Persona's solemn examination of the human disposition takes a sharp, cerebral (and, some might say, anticipated) turn into Bergman's wheelhouse of surrealist and existential considerations later on, using what's known about the two women as a medium for interpretation about their true identities. The director doesn't hold any of his creative aspirations back as disquieting imagery and abstract plays with the medium -- two sides of a face lining up with one another; the sizzle of overworked film to convey volatility; the reemergence of bizarre images from the film's prologue -- spiral the film into an analytical playground, urging those witnessing the unspooling rapport between Alma and Elizabet to question the nuance lying underneath. Like many of Bergman's films, however, Persona's challenges to the audience suffer little from pretense or futility: its clues and visual triggers, willfully contrived into being bizarre and intentionally provocative, form a cohesive mosaic that never lets the director's puzzling, cynical ambition out of its sight. It's playful, deviously so, but not without purpose.

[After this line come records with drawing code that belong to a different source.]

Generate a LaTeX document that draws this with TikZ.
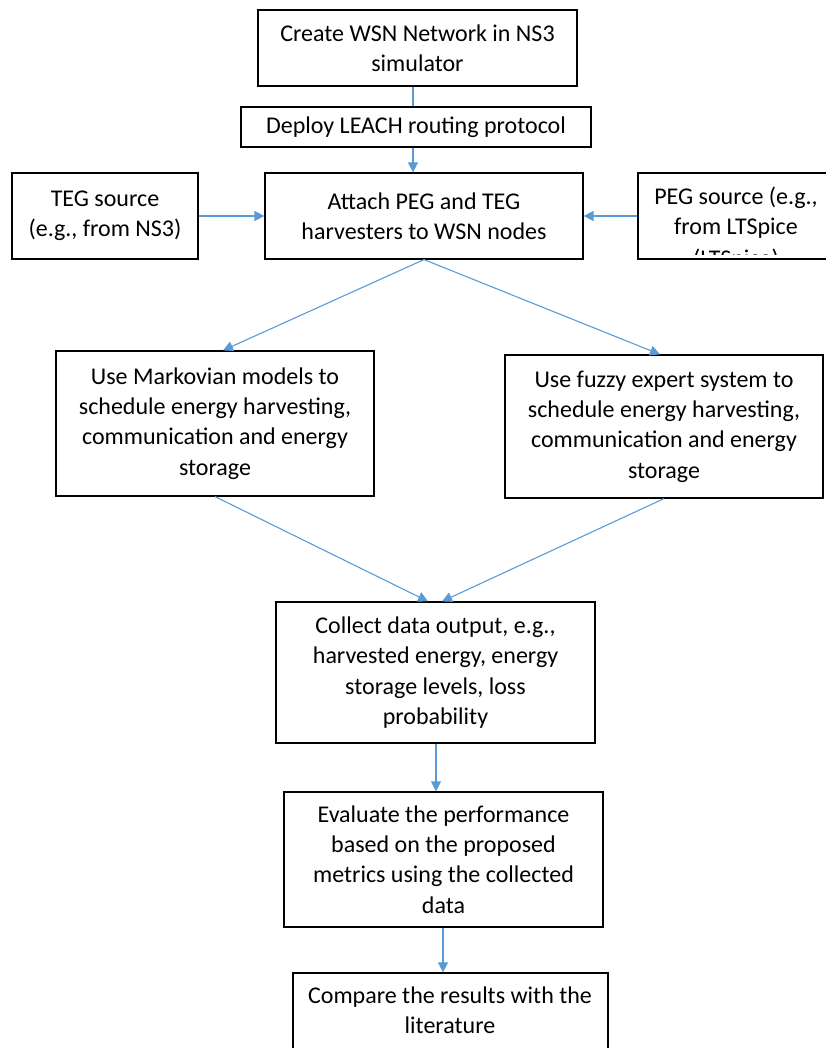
\documentclass[tikz,border=0pt]{standalone}
\usepackage{fontspec}
\setmainfont{Carlito}
\usetikzlibrary{arrows.meta}
\definecolor{linkblue}{RGB}{91,155,213}
\begin{document}
\begin{tikzpicture}[x=1pt,y=-1pt,
  frame/.style={draw=black, line width=1.2pt, rectangle, inner sep=6pt,
    align=center, font=\fontsize{24}{30.3}\selectfont},
  linetext/.style={inner sep=0pt, font=\fontsize{24}{30.3}\selectfont},
  link/.style={draw=linkblue, line width=1.1pt},
  arrowlink/.style={link, -{Triangle[length=10pt,width=10pt]}}]

\useasboundingbox (0,0) rectangle (826,1048);
\clip (0,0) rectangle (826,1048);

% process boxes
\node[frame, minimum width=319pt, minimum height=76pt] (create) at (417.5,48)
  {Create WSN Network in NS3\\simulator};
\node[frame, minimum width=350pt, minimum height=40pt] (leach) at (416,127)
  {Deploy LEACH routing protocol};
\node[frame, minimum width=318pt, minimum height=86pt] (attach) at (424,216)
  {Attach PEG and TEG\\harvesters to WSN nodes};
\node[frame, minimum width=186pt, minimum height=86pt] (teg) at (105,216)
  {TEG source\\(e.g., from NS3)};

% PEG source box: its text overflows and is cut just inside the border
\node[frame, minimum width=196pt, minimum height=86pt] (peg) at (736,216) {};
\coordinate (pegcut) at (0,255);
\begin{scope}
  \clip (peg.north west) rectangle (peg.east |- pegcut);
  \node[linetext, anchor=base] (peg1) at (736,205) {PEG source (e.g.,};
  \node[linetext, anchor=base] (peg2) at (736,235) {from LTSpice};
  \node[linetext, anchor=base] (peg3) at (736,267) {(LTSpice)};
\end{scope}

\node[frame, minimum width=318pt, minimum height=145pt] (markov) at (215,423.5)
  {Use Markovian models to\\schedule energy harvesting,\\communication and energy\\storage};
\node[frame, minimum width=318pt, minimum height=143pt] (fuzzy) at (664,426.5)
  {Use fuzzy expert system to\\schedule energy harvesting,\\communication and energy\\storage};
\node[frame, minimum width=319pt, minimum height=141pt] (collect) at (435.5,672.5)
  {Collect data output, e.g.,\\harvested energy, energy\\storage levels, loss\\probability};
\node[frame, minimum width=319pt, minimum height=135pt] (evaluate) at (443.5,859.5)
  {Evaluate the performance\\based on the proposed\\metrics using the collected\\data};

% last box runs past the lower edge
\node[frame, minimum width=315pt, minimum height=120pt] (compare) at (450.5,1033) {};
\node[linetext, anchor=base] (compare1) at (450,1003) {Compare the results with the};
\node[linetext, anchor=base] (compare2) at (450,1033) {literature};

% connector columns
\coordinate (colA) at (413,0);
\coordinate (colB) at (223,0);
\coordinate (colC) at (660,0);
\coordinate (colD) at (428,0);
\coordinate (colE) at (442,0);
\coordinate (colF) at (436,0);
\coordinate (colG) at (443,0);

% connectors
\draw[link] (create.south -| colA) -- (leach.north -| colA);
\draw[arrowlink] (leach.south -| colA) -- (attach.north -| colA);
\draw[arrowlink] (teg.east) -- (attach.west);
\draw[arrowlink] (peg.west) -- (attach.east);
\draw[arrowlink] (attach.south) -- (markov.north -| colB);
\draw[arrowlink] (attach.south) -- (fuzzy.north -| colC);
\draw[arrowlink] (markov.south) -- (collect.north -| colD);
\draw[arrowlink] (fuzzy.south) -- (collect.north -| colE);
\draw[arrowlink] (collect.south -| colF) -- (evaluate.north -| colF);
\draw[arrowlink] (evaluate.south -| colG) -- (compare.north -| colG);
\end{tikzpicture}
\end{document}
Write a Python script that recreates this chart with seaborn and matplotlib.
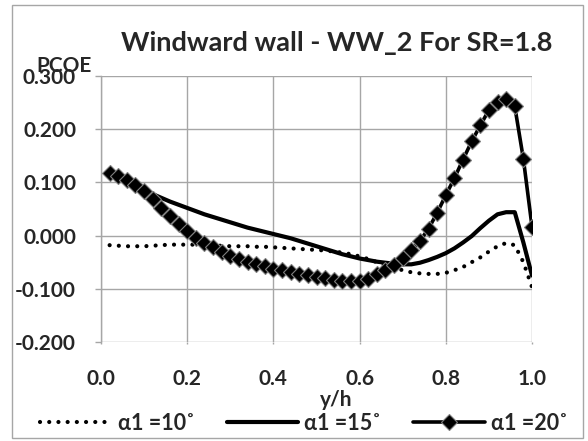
import numpy as np
import pandas as pd
import matplotlib
matplotlib.use("Agg")
import matplotlib.pyplot as plt
from matplotlib.lines import Line2D
from matplotlib.patches import Rectangle
import seaborn as sns

# y/h positions along the wall
y_h = [0.02, 0.04, 0.06, 0.08, 0.10, 0.12, 0.14, 0.16, 0.18, 0.20,
       0.22, 0.24, 0.26, 0.28, 0.30, 0.32, 0.34, 0.36, 0.38, 0.40,
       0.42, 0.44, 0.46, 0.48, 0.50, 0.52, 0.54, 0.56, 0.58, 0.60,
       0.62, 0.64, 0.66, 0.68, 0.70, 0.72, 0.74, 0.76, 0.78, 0.80,
       0.82, 0.84, 0.86, 0.88, 0.90, 0.92, 0.94, 0.96, 0.98, 1.00]

# PCOE for alpha1 = 10 deg
pcoe_10 = [-0.018, -0.019, -0.020, -0.020, -0.020, -0.019, -0.018, -0.017, -0.017, -0.017,
           -0.017, -0.018, -0.019, -0.019, -0.020, -0.020, -0.020, -0.021, -0.021, -0.022,
           -0.023, -0.024, -0.025, -0.026, -0.027, -0.028, -0.030, -0.032, -0.035, -0.039,
           -0.044, -0.050, -0.056, -0.061, -0.065, -0.069, -0.071, -0.072, -0.072, -0.070,
           -0.065, -0.059, -0.050, -0.041, -0.030, -0.020, -0.014, -0.018, -0.050, -0.097]

# PCOE for alpha1 = 15 deg
pcoe_15 = [0.118, 0.111, 0.103, 0.094, 0.086, 0.078, 0.071, 0.064, 0.058, 0.052,
           0.046, 0.040, 0.035, 0.030, 0.025, 0.020, 0.015, 0.011, 0.007, 0.003,
           -0.001, -0.005, -0.010, -0.015, -0.020, -0.025, -0.030, -0.035, -0.039, -0.043,
           -0.046, -0.049, -0.051, -0.053, -0.054, -0.054, -0.051, -0.046, -0.040, -0.033,
           -0.024, -0.013, -0.001, 0.014, 0.028, 0.040, 0.044, 0.044, -0.013, -0.075]

# PCOE for alpha1 = 20 deg
pcoe_20 = [0.118, 0.112, 0.104, 0.095, 0.083, 0.068, 0.052, 0.036, 0.021, 0.008,
           -0.004, -0.014, -0.022, -0.030, -0.038, -0.044, -0.050, -0.054, -0.058, -0.062,
           -0.065, -0.069, -0.072, -0.075, -0.078, -0.080, -0.083, -0.085, -0.086, -0.086,
           -0.081, -0.073, -0.065, -0.056, -0.043, -0.027, -0.010, 0.013, 0.043, 0.076,
           0.108, 0.143, 0.177, 0.207, 0.236, 0.252, 0.256, 0.243, 0.144, 0.017]

series_labels = ["α1 =10˚", "α1 =15˚", "α1 =20˚"]
x_ticks = [0.0, 0.2, 0.4, 0.6, 0.8, 1.0]
y_ticks = [-0.2, -0.1, 0.0, 0.1, 0.2, 0.3]

sns.set_theme(style="white")
plt.rcParams["font.family"] = ["Lato", "DejaVu Sans"]
plt.rcParams["font.weight"] = "bold"

W, H = 588, 441
fig = plt.figure(figsize=(W / 100, H / 100), dpi=100)
ax = fig.add_axes([101 / W, 1 - 342 / H, (532 - 101) / W, (342 - 76) / H])

grid_c = "#a6a6a6"
df10 = pd.DataFrame({"y/h": y_h, "PCOE": pcoe_10})
df15 = pd.DataFrame({"y/h": y_h, "PCOE": pcoe_15})
df20 = pd.DataFrame({"y/h": y_h, "PCOE": pcoe_20})

sns.lineplot(data=df10, x="y/h", y="PCOE", ax=ax, color="black", lw=3.0,
             ls=(0, (0.01, 2.2)), dash_capstyle="round", zorder=3)
sns.lineplot(data=df15, x="y/h", y="PCOE", ax=ax, color="black", lw=3.0, zorder=3)
sns.lineplot(data=df20, x="y/h", y="PCOE", ax=ax, color="black", lw=2.6,
             marker="D", markersize=8.5, markerfacecolor="black",
             markeredgecolor="#7f7f7f", markeredgewidth=0.8, zorder=4)

ax.set_xlim(0, 1.0)
ax.set_ylim(-0.2, 0.3)
ax.set_xticks(x_ticks)
ax.set_yticks(y_ticks)
ax.set_xticklabels([f"{v:.1f}" for v in x_ticks])
ax.set_yticklabels([f"{v:.3f}" for v in y_ticks])
ax.grid(True, color=grid_c, lw=1.0)
ax.set_axisbelow(True)
for s in ["top", "right", "bottom"]:
    ax.spines[s].set_visible(False)
ax.spines["left"].set_color(grid_c)
ax.spines["left"].set_linewidth(1.0)
ax.tick_params(axis="y", which="major", left=True, length=4, width=1.0,
               color=grid_c, pad=14, labelsize=15)
ax.tick_params(axis="x", which="major", bottom=True, length=1.5, width=1.0,
               color=grid_c, pad=18, labelsize=15)
for lab in ax.get_xticklabels() + ax.get_yticklabels():
    lab.set_fontweight("bold")
ax.set_xlabel("")
ax.set_ylabel("")

fig.text(337 / W, 1 - 43 / H, "Windward wall - WW_2 For SR=1.8",
         ha="center", va="center", fontsize=19.5, fontweight="bold")
fig.text(64 / W, 1 - 66 / H, "PCOE", ha="center", va="center",
         fontsize=15, fontweight="bold")
fig.text(336 / W, 1 - 400 / H, "y/h", ha="center", va="center",
         fontsize=15, fontweight="bold")

handles = [
    Line2D([], [], color="black", lw=3.0, ls=(0, (0.01, 2.2)), dash_capstyle="round"),
    Line2D([], [], color="black", lw=3.0),
    Line2D([], [], color="black", lw=2.6, marker="D", markersize=8.5,
           markerfacecolor="black", markeredgecolor="#7f7f7f", markeredgewidth=0.8),
]
fig.legend(handles, series_labels, loc="center", bbox_to_anchor=(304 / W, 1 - 423 / H),
           ncol=3, frameon=False, handlelength=3.3, handletextpad=0.3,
           columnspacing=1.5, prop={"size": 15.5, "weight": "bold"})

fig.patches.append(Rectangle((12 / W, 1 - 438 / H), (583 - 12) / W, (438 - 5) / H,
                             transform=fig.transFigure, fill=False,
                             edgecolor=grid_c, lw=1.0, zorder=0))

fig.savefig("out.png", dpi=100, facecolor="white")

Deciphering a concrete "solution" to what unfolds in this Pandora's Box of cinema might, perhaps, be an act of futility once everything's packed back up and prepared to leave the audience with their viewpoints. All one can really do is narrow down the assorted interpretations that Bergman puts before us: whether events through Alma's perspective manifest as dream sequences, flights of madness, or to be taken literally in the pair's psychologically turbulent time together, all of which work in context. And then there's Bergman's overarching ideas about perspective and cinema itself, seen through the rattle of film negatives and the fade of projector lights that bookend the film, maybe suggesting a correlation between the subjectivity of observing cinema and the subjectivity of comprehending someone's inherent persona. Bergman orchestrated a wealth of secrets under the surface in Persona, both figurative and literal concoctions that open up after further inspection (and introspection). The expertly-crafted psychological drama between Alma and Elizabet fascinates at first blush; the meaning built around their unstable rapport, which can evolve upon repeat viewings, is what makes it a masterwork.